The avocado toast thing just will not die.
In May, Financial Counselling Australia researcher Mia Shelton said at an FCA conference in Melbourne that “Financial difficulties for young people are very real and it’s not just about avocado on toast.” It’s a cutesy little reference thrown out for the conference attendees, who we presume are older Boomers who think smashed avo on toast is literally just a $20+ extravagance consisting of mashed avo on naked white bread. The Australian Financial Review went one step further earlier in 2018, calling young professionals the “smashed avocado generation”. I can’t even look at a smashed avo item on a brunch menu nowadays and wonder if I’m failing at life by incrementally giving up my chance to yoke myself to a crippling mortgage over a property in a bubble that’s expected to pop at any moment. It’s almost enough to make you ragequit avo brunches and stick to baked eggs.
Why is Avocado Toast So God Damned Expensive? (Hint: It’s not)
Every time I see a small-l liberal American on social media post about how expensive avocado toast is in Melbourne I want to flip a table. How much is your minimum wage again? I’ll wait while you look it up in your state. Let me tell you ours. As of writing this article, the national minimum wage in Australia is $18.93 per hour. We’re not going to get into the details of whether or not that is a living wage in various bits of Australia given rising rent and the cost of living (Answer: It’s not, but you can read about Labor’s failed plan to change our minimum wage into a living wage here), but it’s a sight better than the horror show of a system that certain other countries have, where wait staff have to survive off tips and therefore constantly endure shit like harassment from customers. Australia isn’t perfect, but the minimum wage is one reason why our avo toast costs more than yours.
A brunch place in Sydney, Sticky Fingers, was also asked about the cost. Their answer was:
“Avocados are retailing at $48 per box and there are 22 in a box which makes it just over $2 an avocado. Our avo on toast is $15. It comes on two slices of sourdough with goats cheese, truffle honey and pistachio nuts. We put in half to one avocado per dish depending on size of avocado so 13 per cent of the base cost of our avo on toast dish is attributed to avocado. When you consider the cost of other ingredients, the base cost of an avocado is extremely high in comparison.” […] Then there is the cost of the labour, which is estimated to make up about 30 per cent of the price — you need someone to order the avocados, prep the avocado and toast, take the order, serve the order, and then clean the dish it was served on. Rounding out the cost are other overheads (eg rent and utilities) along with miscellaneous expenses such as paper supplies (menu), printing, advertising, accounting, insurance, flowers, cleaning services and a whole raft of other expenses that go into running a restaurant.

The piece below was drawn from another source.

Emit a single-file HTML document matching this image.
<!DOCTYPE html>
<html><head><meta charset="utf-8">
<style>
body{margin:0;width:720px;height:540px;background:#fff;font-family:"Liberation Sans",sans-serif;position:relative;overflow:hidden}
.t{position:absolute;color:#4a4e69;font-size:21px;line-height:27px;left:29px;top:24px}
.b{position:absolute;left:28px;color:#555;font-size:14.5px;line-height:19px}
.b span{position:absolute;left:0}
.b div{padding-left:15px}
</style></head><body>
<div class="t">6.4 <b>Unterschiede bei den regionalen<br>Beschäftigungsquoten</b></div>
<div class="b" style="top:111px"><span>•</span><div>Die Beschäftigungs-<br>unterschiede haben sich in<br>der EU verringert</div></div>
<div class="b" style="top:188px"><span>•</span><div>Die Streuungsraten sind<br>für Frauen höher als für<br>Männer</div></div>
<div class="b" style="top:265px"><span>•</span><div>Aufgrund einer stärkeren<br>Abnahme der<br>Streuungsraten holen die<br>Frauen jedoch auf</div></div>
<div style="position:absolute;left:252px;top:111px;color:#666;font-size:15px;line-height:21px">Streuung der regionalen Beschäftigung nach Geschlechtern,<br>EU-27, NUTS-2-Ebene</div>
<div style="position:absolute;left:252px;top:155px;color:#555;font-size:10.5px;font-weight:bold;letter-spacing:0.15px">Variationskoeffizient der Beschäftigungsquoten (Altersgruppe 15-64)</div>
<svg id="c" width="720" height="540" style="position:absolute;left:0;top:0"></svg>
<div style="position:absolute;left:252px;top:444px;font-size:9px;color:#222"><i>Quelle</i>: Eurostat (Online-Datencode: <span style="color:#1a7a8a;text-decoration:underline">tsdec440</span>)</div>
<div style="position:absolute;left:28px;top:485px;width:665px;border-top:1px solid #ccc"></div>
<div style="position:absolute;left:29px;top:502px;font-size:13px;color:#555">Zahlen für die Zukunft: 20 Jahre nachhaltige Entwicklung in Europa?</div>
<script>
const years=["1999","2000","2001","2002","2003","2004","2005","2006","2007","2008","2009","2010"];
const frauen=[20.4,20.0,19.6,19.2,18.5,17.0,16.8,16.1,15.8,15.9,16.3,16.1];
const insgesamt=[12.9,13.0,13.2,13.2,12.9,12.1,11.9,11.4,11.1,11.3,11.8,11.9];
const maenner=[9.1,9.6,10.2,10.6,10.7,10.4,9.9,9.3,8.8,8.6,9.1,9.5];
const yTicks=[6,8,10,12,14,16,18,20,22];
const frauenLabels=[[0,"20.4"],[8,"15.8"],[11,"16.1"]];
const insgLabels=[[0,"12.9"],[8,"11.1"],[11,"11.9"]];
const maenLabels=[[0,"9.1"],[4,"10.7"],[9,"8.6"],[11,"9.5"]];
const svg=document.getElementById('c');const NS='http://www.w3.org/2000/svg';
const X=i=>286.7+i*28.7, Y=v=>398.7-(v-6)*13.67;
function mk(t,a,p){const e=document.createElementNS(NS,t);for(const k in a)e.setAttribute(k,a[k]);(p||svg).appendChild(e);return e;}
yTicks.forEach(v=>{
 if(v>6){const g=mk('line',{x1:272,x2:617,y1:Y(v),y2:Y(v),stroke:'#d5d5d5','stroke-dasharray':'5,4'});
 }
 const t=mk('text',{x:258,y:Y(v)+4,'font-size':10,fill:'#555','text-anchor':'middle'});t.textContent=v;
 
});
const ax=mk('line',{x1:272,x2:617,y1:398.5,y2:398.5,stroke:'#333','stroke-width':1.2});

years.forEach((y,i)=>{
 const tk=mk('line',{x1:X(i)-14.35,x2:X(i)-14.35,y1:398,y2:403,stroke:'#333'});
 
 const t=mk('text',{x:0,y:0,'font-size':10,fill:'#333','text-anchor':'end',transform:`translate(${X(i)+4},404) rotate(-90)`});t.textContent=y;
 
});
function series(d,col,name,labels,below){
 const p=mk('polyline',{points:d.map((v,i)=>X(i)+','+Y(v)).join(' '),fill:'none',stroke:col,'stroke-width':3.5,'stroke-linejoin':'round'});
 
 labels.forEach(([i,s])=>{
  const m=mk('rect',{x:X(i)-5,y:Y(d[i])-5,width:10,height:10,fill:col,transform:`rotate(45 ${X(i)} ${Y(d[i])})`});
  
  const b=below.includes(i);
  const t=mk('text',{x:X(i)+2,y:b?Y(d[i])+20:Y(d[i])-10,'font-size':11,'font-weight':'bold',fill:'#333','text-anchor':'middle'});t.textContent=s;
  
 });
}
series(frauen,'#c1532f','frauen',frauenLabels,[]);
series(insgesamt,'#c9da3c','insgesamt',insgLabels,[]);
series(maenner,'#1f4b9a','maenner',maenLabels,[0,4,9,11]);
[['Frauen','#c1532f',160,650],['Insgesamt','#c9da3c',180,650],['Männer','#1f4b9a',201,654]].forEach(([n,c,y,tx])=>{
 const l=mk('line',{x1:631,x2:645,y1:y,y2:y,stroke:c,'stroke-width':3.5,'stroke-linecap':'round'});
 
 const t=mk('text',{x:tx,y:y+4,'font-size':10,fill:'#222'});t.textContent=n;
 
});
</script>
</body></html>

There. Labour, rent, and such aside… I’m not sure what people think avocado toast is meant to be, but in a good cafe in Melbourne, it’s often very cheffy. Here are some examples:
How Did This Stoush Start Anyway?
We can’t actually blame American twitter for everything. The avo-toast-is-preventing-you-from-a-mortgage terrible idea was actually from an Australian. *GASP*, I know, we were the arbiters of our own laughing stock status. More accurately, the latest meme started in 2017 from Aussie millionaire and property mogul Tim Gurner, who said:
“When I was trying to buy my first home, I wasn’t buying smashed avocado for $19 and four coffees at $4 each.”
Sure, Mr Gurner. We’ll overlook the fact that your parents could send you to Carey Grammar and you could borrow $34,000 from your grandfather for your first business. A lot of these “self-made” people looking down on the so-called avo toast millennials really need to take a more careful look at their privilege. And besides, as the twitterverse pointed out:
If I forego my daily avocado toast and save $50 a week at 5% interest, I can save $33,644 in just a decade!
— Nick Confessore (@nickconfessore) May 15, 2017
This wasn’t the first time the avo toast paradigm has been fired out at the younger generation from an Aussie millionaire. In 2016m Bernard Salt, KPMG-partner-turned-The Australian-columnist, complained:
I have seen young people order smashed avocado with crumbled feta on five-grain toasted bread at $22 a pop and more. I can afford to eat this for lunch because I am middle-aged and have raised my family. But how can young people afford to eat like this? Shouldn’t they be economising by eating at home? How often are they eating out? Twenty-two dollars several times a week could go towards a deposit on a house.
You’d think that being a partner in KPMG would’ve allowed Salt to run the math between the cost of toast and a deposit on a house with current Aussie housing prices. Like Gurner, the article was widely mocked on Australian social media. We remember here a few of our favourites:
Skipped smashed avocado for breakfast this morning. Excited to buy a house next week.
— Tony Broderick 🙃 (@brod) October 16, 2016
— Tim Lyons (@Picketer) October 16, 2016
tldr: just eat what you want, smashed avo generation. You’re likely already better at saving than you think anyway. The housing bust is upon us and daily news remains a depressing read. In this climate, we all deserve to treat ourselves now and then. In other words: time for some avo toast.